Northern Counties Cricket Club say they expect no issues as they prepare to return to their home of 160 years.

The oldest cricket club in the Highland capital were in an unusual position last summer, as their home ground of Northern Meeting Park was closed for a multi-million pound refurbishment.

The Northern Meeting Park has hosted cricket practically since it was built over 160 years ago.
The Northern Meeting Park has hosted cricket practically since it was built over 160 years ago.

Instead, they had to groundshare with city rivals Highland at Fraser Park for a year, with the intention of returning home for the 2025 season.

With the development works well under way and new events already in the works for the new-look Meeting Park later this year, the club’s cricketers are looking forward to getting back to familiar, if upgraded, surroundings.

Club president Matthew Latimer has been on site visits to see how the development has been coming along, and says the improvements are long overdue.

“Obviously the facilities have needed updated for some time, so I think people are looking forward to seeing what they are like,” Latimer explained.

“Hopefully that will help to continue develop the club and bring some extra interest, and will also help us get some more things happening at the park which would be great.

“We might not be back in for the very start of the season, but after maybe the first month of the season we should be back in the ground.

“What will happen is still to be confirmed, but the proposition we’re going with is to play away for the first three or four weeks. We might not even need to do that, but that’s what we’re preparing for at the moment.

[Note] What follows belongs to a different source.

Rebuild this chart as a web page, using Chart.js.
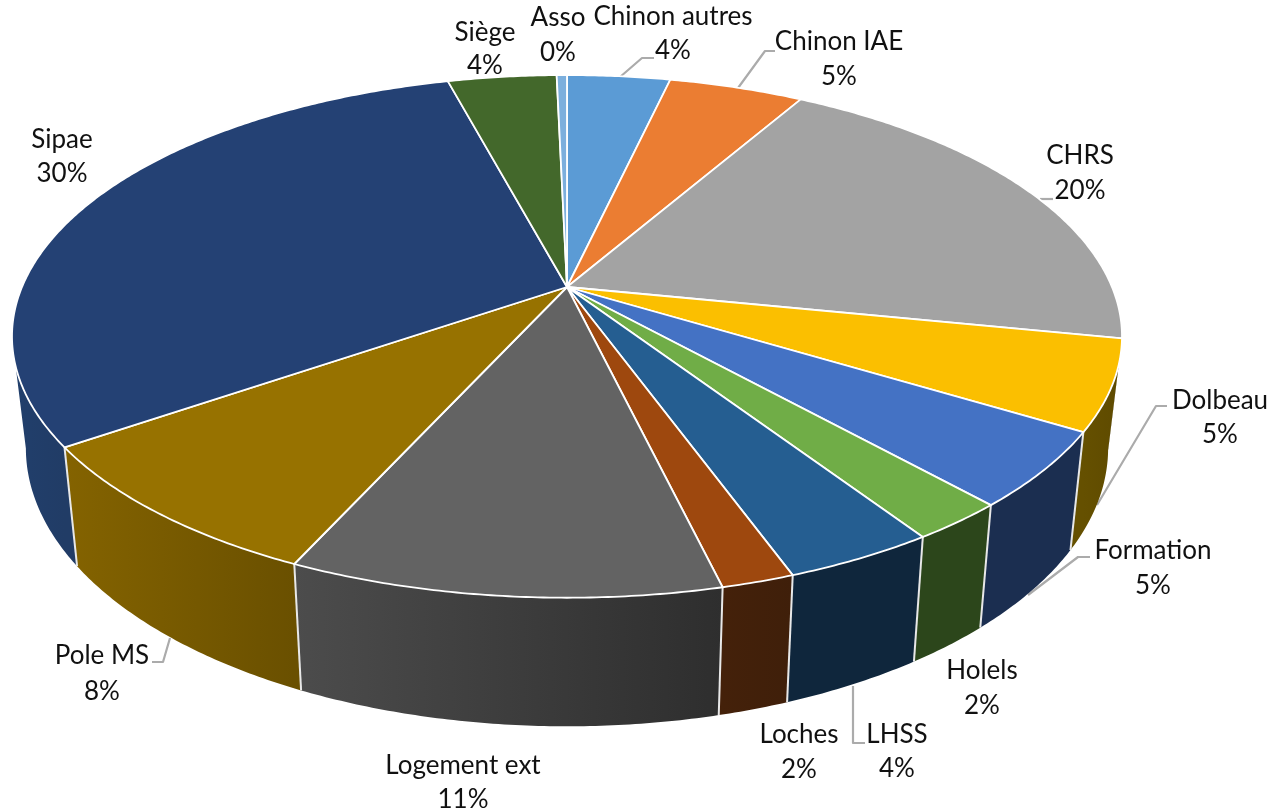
<!DOCTYPE html>
<html><head><meta charset="utf-8">
<style>html,body{margin:0;padding:0;background:#fff}canvas{display:block}</style>
<script src="https://cdn.jsdelivr.net/npm/chart.js@4/dist/chart.umd.js"></script>
</head><body><canvas id="c" width="1278" height="811"></canvas>
<script>
const categories = ["Chinon autres","Chinon IAE","CHRS","Dolbeau","Formation","Holels","LHSS","Loches","Logement ext","Pole MS","Sipae","Siège","Asso"];
const values = [3.61,4.72,19.86,5.56,4.66,2.39,3.74,1.79,10.56,8.6,30.5,3.81,0.36];
const percentLabels = ["4%","5%","20%","5%","5%","2%","4%","2%","11%","8%","30%","4%","0%"];
const topColors = ["#5B9BD5","#EB7D32","#A3A3A3","#FBBF00","#4472C4","#70AD47","#255E91","#9E480E","#636363","#977200","#244174","#43682B","#7CAFDD"];
const wallFrom = ["#2d5578","#7d4219","#5a5a5a","#655000","#1b2e50","#2c461b","#0f263c","#44210a","#4c4c4c","#846300","#213f6c","#2c461b","#3f6a90"];
const wallTo   = ["#2d5578","#7d4219","#5a5a5a","#5e4a00","#1b2e50","#2c461b","#0f263c","#3f1f0a","#2e2e2e","#6a5000","#213c66","#2c461b","#3f6a90"];
// label layout: centre x, first line y, second line y
const labelLayout = [[673,17,51],[839,42,77],[1080,156,191],[1220,401,435],[1153,551,586],[982,671,706],[897,735,769],[799,735,770],[463,766,800],[102,656,692],[62,140,174],[485,33,66],[558,18,53]];
const leaders = [
  [[620,77],[642,58],[654,58]],[[738,88],[765,51],[775,51]],[[1040,199],[1053,199]],
  [[1097,505],[1156,406],[1167,406]],[[1028,595],[1078,557],[1090,557]],
  [[853,686],[853,743],[865,743]],[[170,638],[163,662],[152,662]]
];
// projection of the disc
const cx=567, cy=287, k=0.189, b=252, a=545;
function topPt(t){const u=Math.sin(t),v=-Math.cos(t),s=1/(1-k*v);return [cx+a*u*s,cy+b*v*s];}
function botPt(t){const p=topPt(t);return [cx+0.975*(p[0]-cx),p[1]*1.0645+90];}
const STEP=Math.PI/360;
function samples(t0,t1){const n=Math.max(1,Math.ceil((t1-t0)/STEP)),r=[];for(let i=0;i<=n;i++)r.push(t0+(t1-t0)*i/n);return r;}
const VIS0=101*Math.PI/180, VIS1=259*Math.PI/180;

const disc3d={id:'disc3d',
 beforeDatasetDraw(chart){
  const ctx=chart.ctx, arcs=chart.getDatasetMeta(0).data;
  const ang=arcs.map(e=>{const p=e.getProps(['startAngle','endAngle'],true);return [p.startAngle+Math.PI/2,p.endAngle+Math.PI/2];});
  ctx.save();
  ctx.lineCap='butt';ctx.lineJoin='round';
  // leader lines
  ctx.strokeStyle='#ababab';ctx.lineWidth=2.2;
  leaders.forEach(l=>{ctx.beginPath();l.forEach((p,i)=>i?ctx.lineTo(p[0],p[1]):ctx.moveTo(p[0],p[1]));ctx.stroke();});
  // walls
  ang.forEach((A,i)=>{
    const t0=Math.max(A[0],VIS0),t1=Math.min(A[1],VIS1);
    if(t1<=t0)return;
    const ts=samples(t0,t1);
    const xs=ts.map(t=>topPt(t)[0]);
    const g=ctx.createLinearGradient(Math.min(...xs),0,Math.max(...xs),0);
    g.addColorStop(0,wallFrom[i]);g.addColorStop(1,wallTo[i]);
    ctx.fillStyle=g;
    ctx.beginPath();
    ts.forEach((t,j)=>{const p=topPt(t);j?ctx.lineTo(p[0],p[1]):ctx.moveTo(p[0],p[1]);});
    ts.slice().reverse().forEach(t=>{const p=botPt(t);ctx.lineTo(p[0],p[1]);});
    ctx.closePath();ctx.fill();
  });
  // seams between walls
  ctx.strokeStyle='#e8e8e8';ctx.lineWidth=2;
  ang.forEach(A=>{
    if(A[0]>VIS0+0.02&&A[0]<VIS1){const p=topPt(A[0]),q=botPt(A[0]);ctx.beginPath();ctx.moveTo(p[0],p[1]);ctx.lineTo(q[0],q[1]);ctx.stroke();}
  });
  // top faces
  ctx.strokeStyle='#ffffff';ctx.lineWidth=1.8;
  ang.forEach((A,i)=>{
    ctx.fillStyle=topColors[i];
    ctx.beginPath();ctx.moveTo(cx,cy);
    samples(A[0],A[1]).forEach(t=>{const p=topPt(t);ctx.lineTo(p[0],p[1]);});
    ctx.closePath();ctx.fill();ctx.stroke();
  });
  // labels
  ctx.fillStyle='#111';ctx.font='26px Lato, Carlito, sans-serif';ctx.textAlign='center';ctx.textBaseline='middle';
  categories.forEach((c,i)=>{const L=labelLayout[i];ctx.fillText(c,L[0],L[1]);ctx.fillText(percentLabels[i],L[0],L[2]);});
  ctx.restore();
  return false;
 }};

new Chart(document.getElementById('c'),{
  type:'pie',
  data:{labels:categories,datasets:[{data:values,backgroundColor:topColors,borderColor:'#fff',borderWidth:2}]},
  options:{responsive:false,animation:false,rotation:0,devicePixelRatio:1,
    plugins:{legend:{display:false},title:{display:false},tooltip:{enabled:false}}},
  plugins:[disc3d]
});
</script></body></html>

“It looks like it’s going to be a really nice facility when it’s finished. There won’t be any change to the actual cricket field, but we’ll have some nice updated training facilities and changing rooms, so it should be good.

“Where the old kiosk was, there’s now a pavilion that has been put in. We still intend to use the old changing rooms, but there will be a changing room and a kitchen in there that we can use too. That’s probably the only major difference from an aesthetic point of view that people will notice.”

The year away from Northern Meeting Park did not seem to affect Northern Counties’ fortunes on the pitch last summer.

They still lifted the North of Scotland Senior League and Senior Cup titles, while also making it to the final of the T20 Cup where they were defeated by Highland.

However, Latimer says that success does not detract from the buzz that will come with getting back to the Meeting Park this year.

“It was strange not being at the Meeting Park,” he reasoned.

“There were a few challenges in terms of training, which had to move to different nights because Highland train on the same nights as we used to.

“We also happened to lose a few people who had been playing regularly at the same time as we were moving ground, just from people who were taking a break or who had moved jobs.

“It wasn’t the best year for us to also not have the ground, but overall I think the club coped pretty well. On the pitch it was still pretty successful, but I think we’re all looking forward to going back.”